My strongest memory of first day of college was harrowing. I joined college a good 3 months late by then the students were all accustomed with each other, the friendships started, flirtings were rampant, the subjects all familiar, and so are the teachers. I felt like this lost soul in the middle of nowhere. It was all very intimidating and I really did not know what to expect, and everyone seems to be talking about this particular teacher -- Dr.Jain--who is pretty hard-nosed. Soon a tall fatherly figure walked in the class, he wore a crisp white shirt and black trousers, and his eyes twinkled. He was in his late 60s or early 70s, and he looked straight through me saying—Are you bengali?You are good 3-months late?
As I introduced myself, he said—don’t be intimidated by what you see, you will catch up. As if he knew what I was thinking. That was Dr. Jain—the teacher who taught me Anatomy, the most respected in Bhopal Medical College, and truly #madeofgreats.

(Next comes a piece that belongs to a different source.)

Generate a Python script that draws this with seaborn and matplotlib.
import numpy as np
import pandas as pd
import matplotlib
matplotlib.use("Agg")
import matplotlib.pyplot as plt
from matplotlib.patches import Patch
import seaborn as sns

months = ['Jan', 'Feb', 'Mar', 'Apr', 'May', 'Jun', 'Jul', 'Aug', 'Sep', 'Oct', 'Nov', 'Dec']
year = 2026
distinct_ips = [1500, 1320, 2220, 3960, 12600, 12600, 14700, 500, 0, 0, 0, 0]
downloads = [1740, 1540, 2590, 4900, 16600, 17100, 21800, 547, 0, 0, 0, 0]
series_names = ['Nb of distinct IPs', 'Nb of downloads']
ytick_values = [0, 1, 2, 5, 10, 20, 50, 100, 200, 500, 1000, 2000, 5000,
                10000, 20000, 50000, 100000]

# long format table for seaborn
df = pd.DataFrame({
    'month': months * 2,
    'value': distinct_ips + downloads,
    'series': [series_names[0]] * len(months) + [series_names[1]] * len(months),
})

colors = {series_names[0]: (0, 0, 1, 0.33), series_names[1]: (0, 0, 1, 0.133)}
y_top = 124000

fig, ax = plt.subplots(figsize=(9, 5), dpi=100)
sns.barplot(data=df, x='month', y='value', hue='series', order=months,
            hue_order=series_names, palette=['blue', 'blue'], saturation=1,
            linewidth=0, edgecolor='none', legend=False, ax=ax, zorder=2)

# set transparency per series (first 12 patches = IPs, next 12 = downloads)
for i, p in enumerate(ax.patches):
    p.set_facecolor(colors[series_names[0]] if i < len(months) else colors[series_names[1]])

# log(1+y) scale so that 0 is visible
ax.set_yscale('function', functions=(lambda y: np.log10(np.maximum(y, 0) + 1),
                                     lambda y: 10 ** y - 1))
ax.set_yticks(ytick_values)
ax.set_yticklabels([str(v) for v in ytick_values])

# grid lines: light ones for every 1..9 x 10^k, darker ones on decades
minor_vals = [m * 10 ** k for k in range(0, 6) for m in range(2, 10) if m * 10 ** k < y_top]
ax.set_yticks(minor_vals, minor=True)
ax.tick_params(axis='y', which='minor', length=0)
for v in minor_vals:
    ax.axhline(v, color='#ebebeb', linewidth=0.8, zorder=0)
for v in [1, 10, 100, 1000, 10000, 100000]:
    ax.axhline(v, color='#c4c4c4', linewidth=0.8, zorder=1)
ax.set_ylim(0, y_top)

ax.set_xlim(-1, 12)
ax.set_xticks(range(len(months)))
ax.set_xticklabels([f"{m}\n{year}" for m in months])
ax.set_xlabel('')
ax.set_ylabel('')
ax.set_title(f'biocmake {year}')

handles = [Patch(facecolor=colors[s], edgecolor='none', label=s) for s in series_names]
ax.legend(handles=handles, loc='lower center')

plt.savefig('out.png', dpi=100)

He has charisma, the kind that you can’t really understand until you are in the presence of it. He showed me how important it is to find your passion. I remember him saying, everything can be taught, except passion.
The entire first-year of college, I saw him step inside the class with a gleaming smile and an enthusiasm of a two-year old. It was hard to believe that he was teaching the same subject to the medical students for more than 30-years. What about boredom, monotony, dreariness?

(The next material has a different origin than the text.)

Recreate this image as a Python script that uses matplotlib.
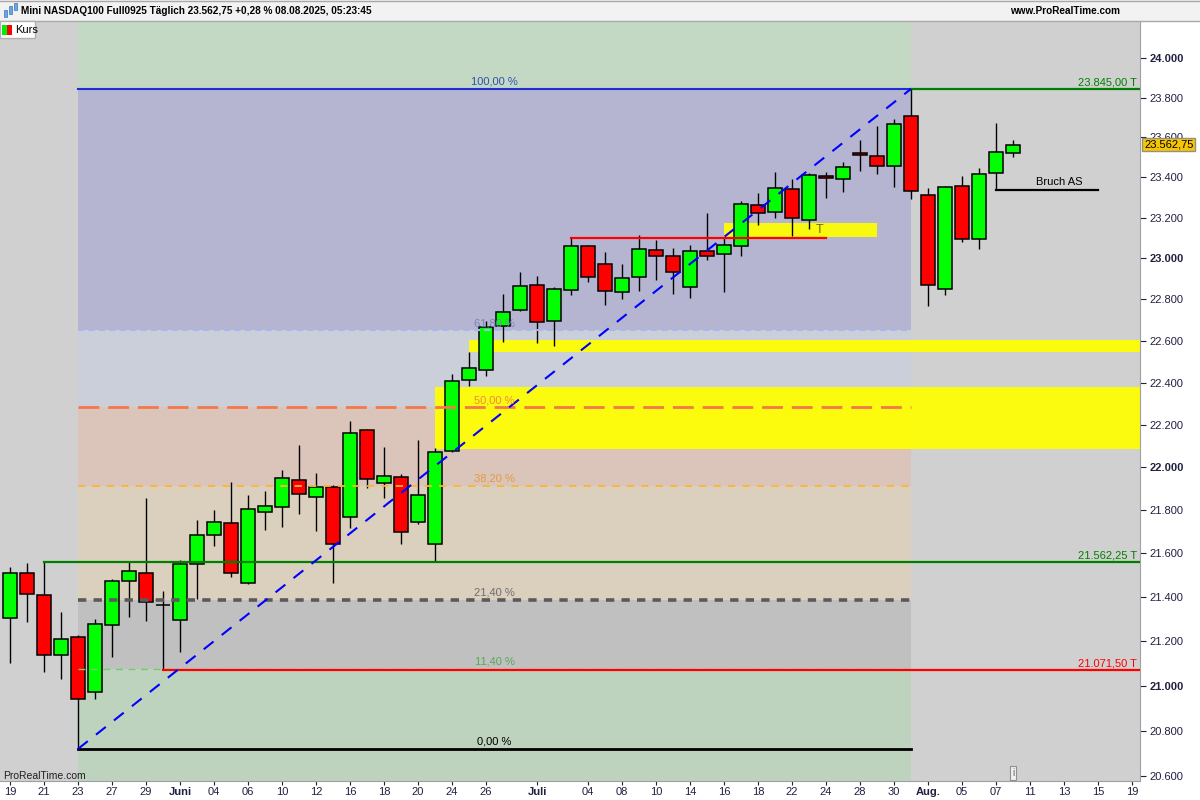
import pandas as pd
import matplotlib
matplotlib.use('Agg')
import matplotlib.pyplot as plt
from matplotlib.patches import Rectangle
from matplotlib.ticker import FixedLocator, NullLocator

plt.rcParams['font.family'] = ['Liberation Sans', 'DejaVu Sans']

# ---------------- Daten (Tageskerzen Mini NASDAQ100) ----------------
start_datum = '2025-05-19'
opens = [21306, 21511, 21411, 21139, 21220, 20973, 21274, 21475, 21511, 21365,
         21297, 21552, 21686, 21741, 21465, 21792, 21815, 21941, 21862, 21909,
         21769, 22176, 21927, 21955, 21746, 21644, 22077, 22413, 22461, 22672,
         22749, 22871, 22696, 22846, 23062, 22973, 22837, 22910, 23042, 23012,
         22861, 23037, 23022, 23062, 23264, 23229, 23343, 23189, 23408, 23393,
         23522, 23507, 23458, 23708, 23313, 22851, 23358, 23096, 23422, 23522]
highs = [21539, 21557, 21562, 21333, 21229, 21301, 21484, 21566, 21857, 21429,
         21571, 21755, 21801, 21932, 21871, 21890, 21988, 22105, 21974, 21915,
         22218, 22180, 22096, 21969, 22129, 22091, 22442, 22547, 22696, 22827,
         22934, 22915, 22861, 23100, 23067, 23032, 22973, 23116, 23091, 23052,
         23066, 23224, 23100, 23283, 23323, 23428, 23390, 23423, 23428, 23478,
         23587, 23658, 23693, 23845, 23348, 23356, 23408, 23448, 23673, 23588]
lows = [21103, 21288, 21063, 21032, 20720, 20942, 21130, 21311, 21292, 21071,
        21153, 21392, 21635, 21493, 21462, 21709, 21723, 21783, 21704, 21465,
        21718, 21904, 21857, 21644, 21737, 21565, 22070, 22385, 22432, 22595,
        22745, 22590, 22576, 22822, 22885, 22773, 22802, 22841, 22895, 22827,
        22807, 22993, 22836, 23012, 23165, 23199, 23111, 23145, 23299, 23328,
        23432, 23418, 23353, 23294, 22769, 22822, 23081, 23047, 23335, 23502]
closes = [21511, 21415, 21139, 21211, 20942, 21279, 21475, 21520, 21379, 21365,
          21552, 21686, 21746, 21511, 21806, 21820, 21951, 21876, 21909, 21644,
          22162, 21946, 21960, 21700, 21871, 22072, 22408, 22470, 22667, 22740,
          22866, 22691, 22851, 23062, 22910, 22841, 22905, 23047, 23012, 22934,
          23037, 23012, 23066, 23269, 23224, 23348, 23199, 23412, 23398, 23452,
          23512, 23458, 23668, 23333, 22871, 23353, 23096, 23417, 23527, 23562.75]
ende_achse = '2025-08-19'

# x-Achse Beschriftung
tick_daten = ['2025-05-19', '2025-05-21', '2025-05-23', '2025-05-27', '2025-05-29',
              '2025-06-02', '2025-06-04', '2025-06-06', '2025-06-10', '2025-06-12',
              '2025-06-16', '2025-06-18', '2025-06-20', '2025-06-24', '2025-06-26',
              '2025-07-01', '2025-07-04', '2025-07-08', '2025-07-10', '2025-07-14',
              '2025-07-16', '2025-07-18', '2025-07-22', '2025-07-24', '2025-07-28',
              '2025-07-30', '2025-08-01', '2025-08-05', '2025-08-07', '2025-08-11',
              '2025-08-13', '2025-08-15', '2025-08-19']
tick_texte = ['19', '21', '23', '27', '29', 'Juni', '04', '06', '10', '12', '16', '18',
              '20', '24', '26', 'Juli', '04', '08', '10', '14', '16', '18', '22', '24',
              '28', '30', 'Aug.', '05', '07', '11', '13', '15', '19']
y_ticks = list(range(20600, 24001, 200))

# Fibonacci-Retracement
fib_start, fib_ende = '2025-05-23', '2025-07-31'
fib_tief, fib_hoch = 20720, 23845
fib_stufen = [0.0, 0.114, 0.214, 0.382, 0.5, 0.618, 1.0]
fib_texte = ['0,00 %', '11,40 %', '21,40 %', '38,20 %', '50,00 %', '61,80 %', '100,00 %']
# Zonen von unten (unter 0 %) bis oben (über 100 %)
zonen_farben = ['#bdd3bd', '#bdd3bd', '#c0c0c0', '#dbd0bd', '#dbc5ba', '#cbcfd9', '#b5b5d1', '#c3d9c3']
fib_linien = [  # farbe, breite, stil, textfarbe
    ('#000000', 2.0, '-', '#000000'),
    ('#6fcf6f', 1.0, (0, (5, 4)), '#55aa55'),
    ('#5a5a5a', 2.6, (0, (2.3, 2.0)), '#6e6e6e'),
    ('#fdb531', 1.3, (0, (4, 4)), '#e39a3c'),
    ('#f4784a', 2.0, (0, (7.5, 3.2)), '#f08a3a'),
    ('#a8b8ee', 1.5, (0, (3, 2)), '#7585b5'),
    ('#1f2fd0', 1.5, '-', '#3050b0'),
]

# horizontale Linien bis zum rechten Rand
h_preise = [23845.00, 21562.25, 21071.50]
h_start = ['2025-07-31', '2025-05-21', '2025-05-30']
h_farben = ['#008000', '#008000', '#ff0000']
h_texte = ['23.845,00 T', '21.562,25 T', '21.071,50 T']

# gelbe Zonen: start, ende (None = rechter Rand), unten, oben
gelb_start = ['2025-07-16', '2025-06-25', '2025-06-23']
gelb_ende = ['2025-07-29', None, None]
gelb_unten = [23105, 22548, 22087]
gelb_oben = [23175, 22605, 22380]

widerstand = 23100
widerstand_von, widerstand_bis = '2025-07-03', '2025-07-24'
bruch_as = 23335
bruch_von, bruch_bis = '2025-08-07', '2025-08-15'
letzter_kurs = 23562.75

# ---------------- Zeichnen ----------------
tage = pd.bdate_range(start_datum, ende_achse)
def pos(d):
    return tage.get_loc(pd.Timestamp(d))

W, H = 1200, 800
fig = plt.figure(figsize=(12, 8), dpi=100)
fig.patch.set_facecolor('white')
ax = fig.add_axes([0, 19 / H, 1140 / W, 760 / H])
ax.set_facecolor('#d0d0d0')
ax.set_yscale('log')
x_min, x_max = -10 / 17, 1130 / 17
y_min, y_max = 20579, 24192
ax.set_xlim(x_min, x_max)
ax.set_ylim(y_min, y_max)

# Fibonacci Zonen
f0, f1 = pos(fib_start), pos(fib_ende)
fib_preise = [fib_tief + s * (fib_hoch - fib_tief) for s in fib_stufen]
grenzen = [y_min * 0.99] + fib_preise + [y_max * 1.01]
for i, farbe in enumerate(zonen_farben):
    ax.fill_between([f0, f1], grenzen[i], grenzen[i + 1], color=farbe, lw=0, zorder=0)

# gelbe Zonen
for s, e, u, o in zip(gelb_start, gelb_ende, gelb_unten, gelb_oben):
    xe = x_max if e is None else pos(e)
    ax.fill_between([pos(s), xe], u, o, color='#ffff00', alpha=0.93, lw=0, zorder=1)

# Kerzen
xs = list(range(len(opens)))
ax.vlines(xs, lows, highs, color='black', lw=1, zorder=3)
unten = [min(o, c) for o, c in zip(opens, closes)]
hoehe = [abs(c - o) for o, c in zip(opens, closes)]
farben = ['#00ff00' if c > o else ('#ff0000' if c < o else 'black') for o, c in zip(opens, closes)]
ax.bar(xs, hoehe, bottom=unten, width=0.84, color=farben, edgecolor='black', linewidth=1.1, zorder=4)

# Fibonacci Linien + Texte
mitte = (f0 + f1) / 2
for p, (farbe, lw, ls, tfarbe), txt in zip(fib_preise, fib_linien, fib_texte):
    ax.plot([f0, f1], [p, p], color=farbe, lw=lw, ls=ls, zorder=5)
    ax.annotate(txt, xy=(mitte, p), xytext=(0, 1.5), textcoords='offset points',
                ha='center', va='bottom', fontsize=8, color=tfarbe, zorder=7)

# Trendlinie
ax.plot([f0, f1], [fib_tief, fib_hoch], color='#0000ff', lw=1.5, ls=(0, (6, 5)), zorder=6)

# horizontale Linien rechts
for p, s, farbe, txt in zip(h_preise, h_start, h_farben, h_texte):
    ax.plot([pos(s), x_max], [p, p], color=farbe, lw=1.6, zorder=5)
    ax.annotate(txt, xy=(x_max, p), xytext=(-3, 1), textcoords='offset pixels',
                ha='right', va='bottom', fontsize=8, color=farbe, zorder=7)

ax.plot([pos(widerstand_von), pos(widerstand_bis)], [widerstand, widerstand], color='#ff0000', lw=1.6, zorder=5)
ax.annotate('T', xy=(pos(widerstand_bis), 23140), xytext=(-6, 0), textcoords='offset pixels',
            ha='center', va='center', fontsize=9, color='#7a6400', zorder=7)

ax.plot([pos(bruch_von), pos(bruch_bis)], [bruch_as, bruch_as], color='black', lw=1.6, zorder=5)
ax.annotate('Bruch AS', xy=((pos(bruch_von) + pos(bruch_bis)) / 2 + 0.7, bruch_as), xytext=(0, 3),
            textcoords='offset pixels', ha='center', va='bottom', fontsize=8, color='black', zorder=7)

# Achsen
for s in ['left', 'top']:
    ax.spines[s].set_visible(False)
for s in ['right', 'bottom']:
    ax.spines[s].set_color('#a0a0a0')
ax.yaxis.tick_right()
ax.yaxis.set_major_locator(FixedLocator(y_ticks))
ax.yaxis.set_minor_locator(NullLocator())
ax.set_yticklabels([f'{v:,}'.replace(',', '.') for v in y_ticks])
for lab, v in zip(ax.get_yticklabels(), y_ticks):
    if v % 1000 == 0:
        lab.set_fontweight('bold')
ax.tick_params(axis='y', direction='out', length=4, pad=3, labelsize=8, colors='#202040')

ax.xaxis.set_major_locator(FixedLocator([pos(d) for d in tick_daten]))
ax.xaxis.set_minor_locator(NullLocator())
ax.set_xticklabels(tick_texte)
for lab in ax.get_xticklabels():
    if not lab.get_text()[0].isdigit():
        lab.set_fontweight('bold')
        lab.set_color('#101010')
ax.tick_params(axis='x', direction='out', length=3, pad=1, labelsize=8, colors='#202040')

# aktueller Kurs
ax.annotate(f'{letzter_kurs:,.2f}'.replace(',', 'X').replace('.', ',').replace('X', '.'),
            xy=(1, letzter_kurs), xycoords=('axes fraction', 'data'), xytext=(4, 0),
            textcoords='offset pixels', ha='left', va='center', fontsize=8, color='black',
            annotation_clip=False, zorder=10,
            bbox=dict(boxstyle='square,pad=0.15', fc='#f7c600', ec='#909090', lw=1))

# ---------------- Rahmen / Kopfzeile ----------------
def fx(px):
    return px / W
def fy(py):
    return 1 - py / H

fig.patches.append(Rectangle((0, fy(21)), 1, 21 / H, transform=fig.transFigure,
                             facecolor='#f2f2f2', edgecolor='none', zorder=0))
fig.add_artist(plt.Line2D([0, 1], [fy(21), fy(21)], color='#a8a8a8', lw=1))
fig.add_artist(plt.Line2D([0, 1], [fy(0.5), fy(0.5)], color='#a8a8a8', lw=1))
for (x0, y0, hh) in [(4, 10, 7), (9, 6, 8), (14, 3, 7)]:
    fig.patches.append(Rectangle((fx(x0), fy(y0 + hh)), 3 / W, hh / H, transform=fig.transFigure,
                                 facecolor='#6aa6e0', edgecolor='#3a76c0', lw=0.5))
fig.text(fx(21), fy(11), 'Mini NASDAQ100 Full0925 Täglich 23.562,75 +0,28 % 08.08.2025, 05:23:45',
         fontsize=7.2, fontweight='bold', va='center', ha='left', color='black')
fig.text(fx(1120), fy(11), 'www.ProRealTime.com', fontsize=7.2, fontweight='bold',
         va='center', ha='right', color='black')

# Legende "Kurs"
fig.patches.append(Rectangle((0, fy(38)), 35 / W, 17 / H, transform=fig.transFigure,
                             facecolor='white', edgecolor='#b0b0b0', lw=1, zorder=5))
fig.patches.append(Rectangle((fx(2), fy(35)), 5 / W, 10 / H, transform=fig.transFigure,
                             facecolor='#00ee00', edgecolor='none', zorder=6))
fig.patches.append(Rectangle((fx(7), fy(35)), 5 / W, 10 / H, transform=fig.transFigure,
                             facecolor='#ff0000', edgecolor='none', zorder=6))
fig.text(fx(15), fy(30), 'Kurs', fontsize=8, va='center', ha='left', color='black', zorder=7)

fig.text(fx(3), fy(776), 'ProRealTime.com', fontsize=7.5, va='center', ha='left', color='#202020')
fig.text(fx(1013), fy(773), 'i', fontsize=7, va='center', ha='center', color='#606060',
         bbox=dict(boxstyle='square,pad=0.25', fc='#f0f0f0', ec='#909090', lw=0.8))

fig.savefig('out.png', dpi=100)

Passion. He showed us every day how having a little passion can make things so easy and fulfilling.
I remember I once failed in one of his mock viva. As I fumbled holding a Tibia (bone), avoiding making an eye contact with him—he took it from my hand and said—kya hua? Laddo, you didn’t study. Why?
I gave some excuse of being unwell. He said “if you can eat your food, sleep for 8 hours, and write a leave application, you can also study”.
For his students, Independence Day and Republic day will always remind of his speech. I wish he had given few TEDTalks, sadly there was no such things in those days. He was one of the best orators I’ve come across in my life.
He left us last year on 26th January, 2015.
It has been 8-years since I passed college, and I remember each of his anecdotes by-heart. He had that capacity to draw you close, to mesmerize you with his knowledge and humor. I got the news sitting on my overheated office on a chilly winter morning. I wept silent tears.
As tributes poured in honoring his life from students across the globe on Facebook, I read each message but could not write a simple note for him. He clearly made an impression on a great many people, not just me.
I count myself blessed to have known him. He will forever remain my hero and my #madeofgreat.